Research on shoppers between the ages of 18 and 56-plus revealed that 74 percent of participants watched the 2015 game in their own homes. Only about 1 percent watched in restaurants or bars, which means retailers were handling the bulk of food and drinks for shoppers.

Field Agent will again be tracking that information, and what products and retailers most shoppers used. Users also are being asked to reveal their level of social media interaction during the game and how they plan to spend halftime. Will they be glued to the TV for Coldplay's performance? Napping during Coldplay's performance? Eating?

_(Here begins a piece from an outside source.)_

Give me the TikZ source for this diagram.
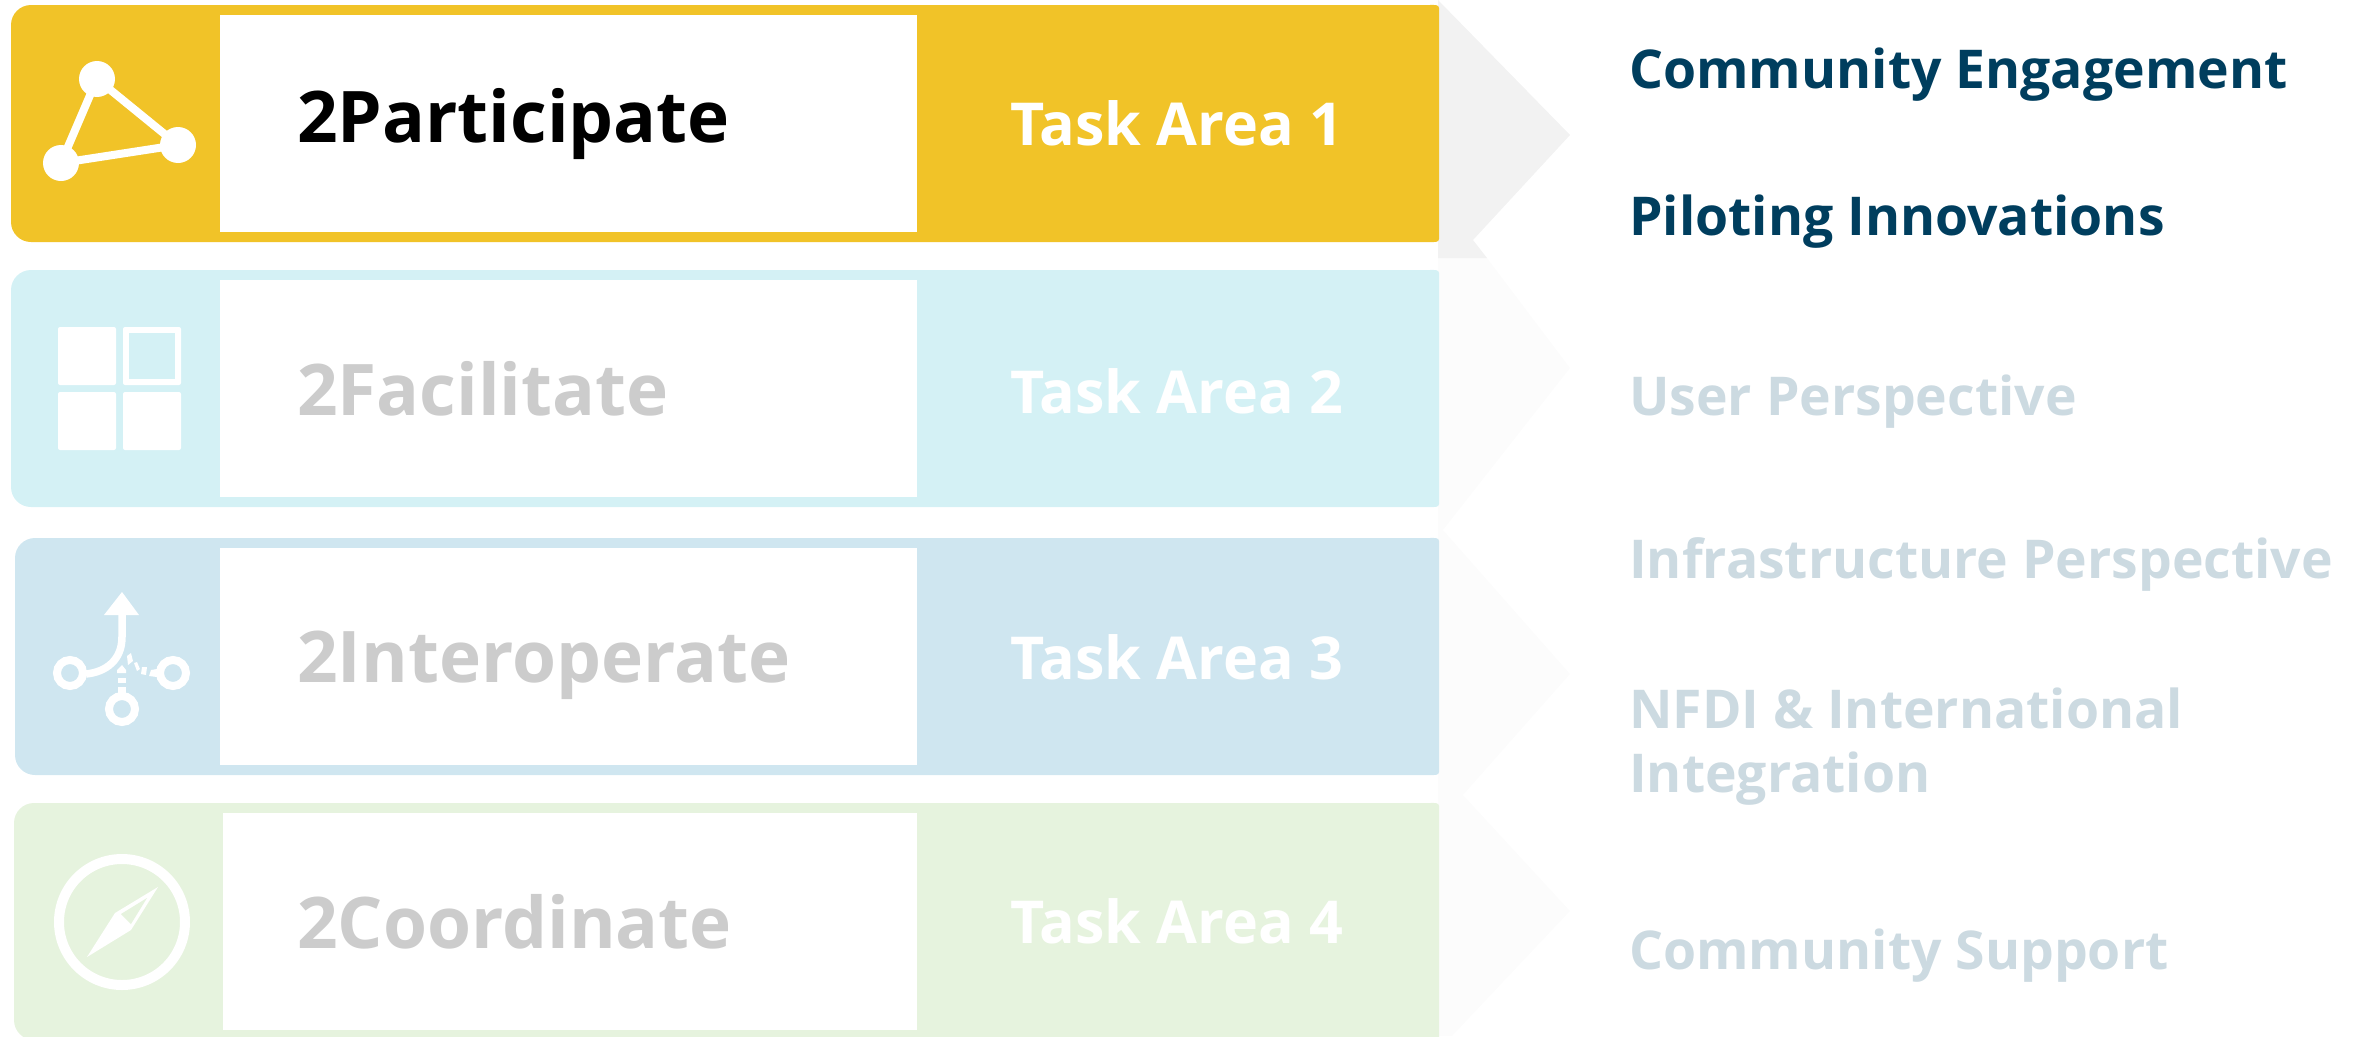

As entertaining as the results might be to peruse as a member of the general public, this is business for Field Agent. It is interested in more than just quirky facts people can share at their Super Bowl parties.

Their scoreboard represents a chance to show off Field Agent's abilities to capture and analyze real-time data.

"It's a capability presentation," Field Agent's Cory Nelson said. "People tuning in for a live event [all] at the same time is increasingly rare. The Super Bowl is a great event for capturing real-time data on one of the rare times that most Americans are sitting down watching the same show."

Those 500 respondents -- who report their shopping habits by submitting photos via the app -- represent just a fraction of the 114.4 million viewers who tuned in for the Super Bowl in 2015, but its enough of a sample size that Field Agent feels confident in sharing its results with the public and clients. A 30-second commercial, by the way, will cost advertisers $5 million this year.

How do your game day habits compare with respondents? Here's a look at some of the data collected:

• Wal-Mart emerged as the preferred place to shop with 57 percent of survey participants, ranking above competitors Kroger, Target, Whole Foods and others.

• About 64 percent of shoppers, regardless of where they shopped, spent at least $25 on food and drinks.

• Coca-Cola was the top soft drink among participants at 26 percent. Pepsi came in second at 13.6 percent and, believe it or not, there were people drinking Fanta (1.6 percent).

• Prefer something a little stronger? Bud Light was the top beer at 13 percent, and vodka was the top liquor consumed by about 25.8 percent of respondents.

• Nearly 76 percent of folks surveyed named "salty snacks" among their list of must-haves to enhance their parties, followed by soft drinks (65 percent), alcohol (53 percent) and "meat products" (46 percent).

• All those salty snacks, meat products and sugary drinks led 76 percent of those surveyed to eat more frequently on Super Bowl Sunday, and 85 percent admitted they consume more calories than they ordinarily do.

No word on what percentage join me in thinking the Monday after the Super Bowl should be a federal holiday.


While we're talking quirky Super Bowl data, the following was shared by Fayetteville communications firm Mitchell Communications on behalf of Wal-Mart:

Take all the chicken wings sold by the retailer in the week leading up to the game, and the weight would be equivalent to five fully-fueled 747 jets. The Internet tells me a fully-fueled 747 weighs 735,000 pounds at takeoff. So that's, what, about 3.7 million pounds of wings?

Consumers will purchase about 35.2 million pounds of potato chips at Wal-Mart. That's the equivalent of 440 fully-loaded 18-wheeler trucks, which weigh about 80,000 pounds each.

Those chips will be dipped into 90 million ounces of dip, or the equivalent weight of more than 6 million footballs.